Collins officially announced his retirement from the NFL on July 7, 2011.
On August 24, 2011, Collins decided to forgo his retirement plans and agreed with the Indianapolis Colts on a contract deal. The contract was worth one-year and $4 million. Collins was signed as insurance for Peyton Manning, who was recovering from offseason neck surgery. The Colts named Collins the starter for week one, ending Manning's streak of 227 consecutive starts (208 regular season plus 19 playoff games) and making Collins the first quarterback other than Manning to start a regular-season game for the Colts since Jim Harbaugh in week 17 of the 1997 NFL season. On October 25, 2011, the Colts placed Collins on injured reserve due to a concussion, ending his season.
On March 8, the Colts officially released Collins from their active roster.
After his release, Collins did not re-sign with any team and would retire from professional football. His 40,922 career passing yards ranks 17th all-time at present, and his 3,487 completions ranks 16th all-time at present.
Collins was drafted by the Detroit Tigers in the 26th round of the 1990 MLB draft, but opted to attend Penn State. Detroit selected him in the 60th round of the 1991 amateur draft, but he did not sign with the club. He was again selected in the 48th round of the 1994 amateur draft by the Toronto Blue Jays but again did not sign.
Before the 1997 season got underway, Collins's private battle with alcoholism started to make public headlines. In a highly publicized incident, on the last night of Carolina Panthers training camp in 1997, Collins used the racial slur "nigger" in reference to black teammate Muhsin Muhammad while in a drunken state at a bar in Spartanburg, South Carolina. Supposedly, Collins also inadvertently slurred offensive lineman Norberto Garrido, who is of Hispanic descent. It was widely rumored that Garrido punched Collins in the eye as a result, although this was later proven false. A Tom Collins variant named after Kerry was popularized in Fayetteville, North Carolina following this incident.
On November 2, 1998, Collins was arrested for drunk driving in Charlotte, North Carolina. He finished the 1998 season in New Orleans and signed with the New York Giants as a free agent on February 19, 1999. Not long after signing with New York, Collins decided to seek treatment for his alcoholism. He entered a rehabilitation clinic in Topeka, Kansas.
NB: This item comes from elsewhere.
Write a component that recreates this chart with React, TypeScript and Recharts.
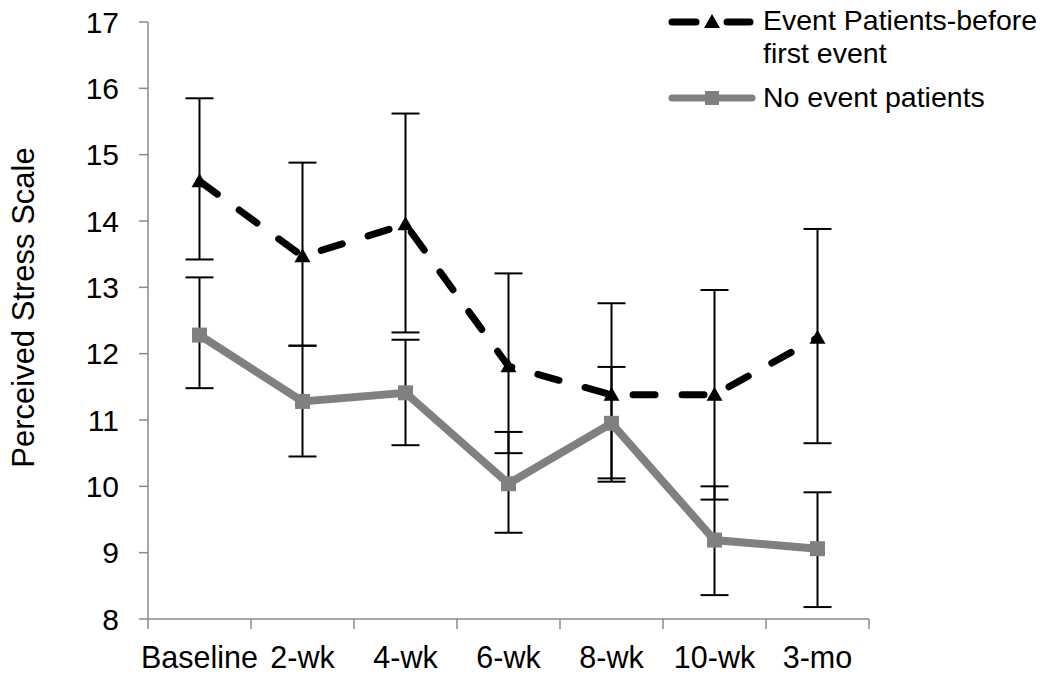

While a member of the New York Giants, Collins remained in therapy for four years. As a member of the Tennessee Titans, he readdressed the 1997 racial slur incident, explaining that "The guys were talking to each other that way, and I was trying to be funny and thought I could do it, too. I was so upset by it. It was bad judgment. I could have been labeled a racist for the rest of my career. I had to live with the way I used that word with a teammate. Extremely poor judgment. I was naïve to think I could use that word in any context."